**MATERIAL:**
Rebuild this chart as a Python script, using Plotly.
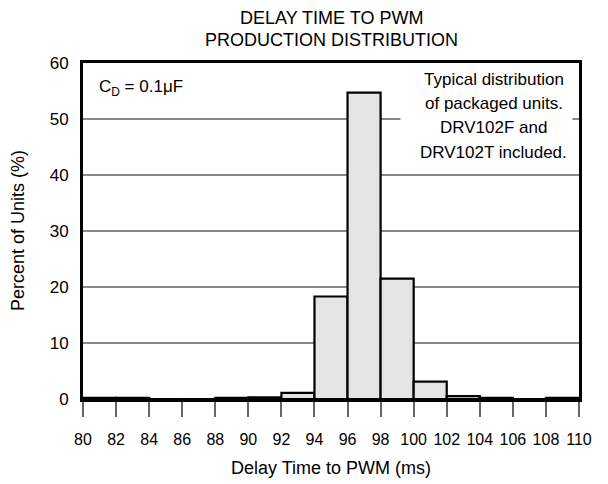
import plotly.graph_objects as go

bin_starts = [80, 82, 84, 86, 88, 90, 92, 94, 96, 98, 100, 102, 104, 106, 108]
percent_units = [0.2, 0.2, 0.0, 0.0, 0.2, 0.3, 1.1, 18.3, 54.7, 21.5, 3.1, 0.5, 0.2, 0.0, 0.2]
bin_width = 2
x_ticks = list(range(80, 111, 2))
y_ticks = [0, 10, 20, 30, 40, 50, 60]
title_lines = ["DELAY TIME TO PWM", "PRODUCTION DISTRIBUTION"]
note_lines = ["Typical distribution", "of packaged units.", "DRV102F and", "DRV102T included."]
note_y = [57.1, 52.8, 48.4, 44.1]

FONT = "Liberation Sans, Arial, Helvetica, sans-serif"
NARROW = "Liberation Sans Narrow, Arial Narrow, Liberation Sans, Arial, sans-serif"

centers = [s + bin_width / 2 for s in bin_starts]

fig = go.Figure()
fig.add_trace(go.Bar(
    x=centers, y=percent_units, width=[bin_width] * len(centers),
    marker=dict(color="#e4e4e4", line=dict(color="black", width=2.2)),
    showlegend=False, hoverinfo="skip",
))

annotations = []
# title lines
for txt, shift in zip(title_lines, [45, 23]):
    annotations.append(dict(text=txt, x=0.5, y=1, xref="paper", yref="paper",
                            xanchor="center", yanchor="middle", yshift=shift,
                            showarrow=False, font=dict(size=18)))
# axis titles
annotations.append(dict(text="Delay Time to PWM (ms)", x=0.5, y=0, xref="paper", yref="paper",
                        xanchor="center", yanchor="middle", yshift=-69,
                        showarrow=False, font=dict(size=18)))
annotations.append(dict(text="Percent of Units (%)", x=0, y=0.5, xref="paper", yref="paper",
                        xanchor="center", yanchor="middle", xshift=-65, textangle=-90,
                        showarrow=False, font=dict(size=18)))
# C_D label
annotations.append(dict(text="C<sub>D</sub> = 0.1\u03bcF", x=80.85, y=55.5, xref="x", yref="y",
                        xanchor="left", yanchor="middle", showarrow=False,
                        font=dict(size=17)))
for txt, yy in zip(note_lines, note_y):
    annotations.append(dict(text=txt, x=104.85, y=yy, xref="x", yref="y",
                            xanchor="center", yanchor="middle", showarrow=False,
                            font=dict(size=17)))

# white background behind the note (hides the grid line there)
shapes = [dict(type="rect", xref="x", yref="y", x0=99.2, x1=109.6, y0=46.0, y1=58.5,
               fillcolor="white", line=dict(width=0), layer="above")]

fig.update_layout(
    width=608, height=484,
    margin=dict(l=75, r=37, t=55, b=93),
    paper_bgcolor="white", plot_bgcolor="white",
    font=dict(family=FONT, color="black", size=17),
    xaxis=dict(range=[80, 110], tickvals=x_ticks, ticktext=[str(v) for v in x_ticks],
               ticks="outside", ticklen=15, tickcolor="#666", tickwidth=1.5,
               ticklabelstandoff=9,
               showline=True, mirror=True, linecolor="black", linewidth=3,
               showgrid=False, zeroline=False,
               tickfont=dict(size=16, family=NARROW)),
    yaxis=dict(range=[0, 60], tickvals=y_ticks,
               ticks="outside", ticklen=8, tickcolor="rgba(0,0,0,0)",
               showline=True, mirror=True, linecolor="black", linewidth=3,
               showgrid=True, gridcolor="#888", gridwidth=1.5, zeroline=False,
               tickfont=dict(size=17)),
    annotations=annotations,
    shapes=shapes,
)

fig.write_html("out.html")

**WHAT YOU WILL DO:** Transcribe all the data word for word; the images stay out.

**SOLUTION TO THE PROBLEM:**
Rebuild this chart as a Python script, using Plotly.
import plotly.graph_objects as go

bin_starts = [80, 82, 84, 86, 88, 90, 92, 94, 96, 98, 100, 102, 104, 106, 108]
percent_units = [0.2, 0.2, 0.0, 0.0, 0.2, 0.3, 1.1, 18.3, 54.7, 21.5, 3.1, 0.5, 0.2, 0.0, 0.2]
bin_width = 2
x_ticks = list(range(80, 111, 2))
y_ticks = [0, 10, 20, 30, 40, 50, 60]
title_lines = ["DELAY TIME TO PWM", "PRODUCTION DISTRIBUTION"]
note_lines = ["Typical distribution", "of packaged units.", "DRV102F and", "DRV102T included."]
note_y = [57.1, 52.8, 48.4, 44.1]

FONT = "Liberation Sans, Arial, Helvetica, sans-serif"
NARROW = "Liberation Sans Narrow, Arial Narrow, Liberation Sans, Arial, sans-serif"

centers = [s + bin_width / 2 for s in bin_starts]

fig = go.Figure()
fig.add_trace(go.Bar(
    x=centers, y=percent_units, width=[bin_width] * len(centers),
    marker=dict(color="#e4e4e4", line=dict(color="black", width=2.2)),
    showlegend=False, hoverinfo="skip",
))

annotations = []
# title lines
for txt, shift in zip(title_lines, [45, 23]):
    annotations.append(dict(text=txt, x=0.5, y=1, xref="paper", yref="paper",
                            xanchor="center", yanchor="middle", yshift=shift,
                            showarrow=False, font=dict(size=18)))
# axis titles
annotations.append(dict(text="Delay Time to PWM (ms)", x=0.5, y=0, xref="paper", yref="paper",
                        xanchor="center", yanchor="middle", yshift=-69,
                        showarrow=False, font=dict(size=18)))
annotations.append(dict(text="Percent of Units (%)", x=0, y=0.5, xref="paper", yref="paper",
                        xanchor="center", yanchor="middle", xshift=-65, textangle=-90,
                        showarrow=False, font=dict(size=18)))
# C_D label
annotations.append(dict(text="C<sub>D</sub> = 0.1\u03bcF", x=80.85, y=55.5, xref="x", yref="y",
                        xanchor="left", yanchor="middle", showarrow=False,
                        font=dict(size=17)))
for txt, yy in zip(note_lines, note_y):
    annotations.append(dict(text=txt, x=104.85, y=yy, xref="x", yref="y",
                            xanchor="center", yanchor="middle", showarrow=False,
                            font=dict(size=17)))

# white background behind the note (hides the grid line there)
shapes = [dict(type="rect", xref="x", yref="y", x0=99.2, x1=109.6, y0=46.0, y1=58.5,
               fillcolor="white", line=dict(width=0), layer="above")]

fig.update_layout(
    width=608, height=484,
    margin=dict(l=75, r=37, t=55, b=93),
    paper_bgcolor="white", plot_bgcolor="white",
    font=dict(family=FONT, color="black", size=17),
    xaxis=dict(range=[80, 110], tickvals=x_ticks, ticktext=[str(v) for v in x_ticks],
               ticks="outside", ticklen=15, tickcolor="#666", tickwidth=1.5,
               ticklabelstandoff=9,
               showline=True, mirror=True, linecolor="black", linewidth=3,
               showgrid=False, zeroline=False,
               tickfont=dict(size=16, family=NARROW)),
    yaxis=dict(range=[0, 60], tickvals=y_ticks,
               ticks="outside", ticklen=8, tickcolor="rgba(0,0,0,0)",
               showline=True, mirror=True, linecolor="black", linewidth=3,
               showgrid=True, gridcolor="#888", gridwidth=1.5, zeroline=False,
               tickfont=dict(size=17)),
    annotations=annotations,
    shapes=shapes,
)

fig.write_html("out.html")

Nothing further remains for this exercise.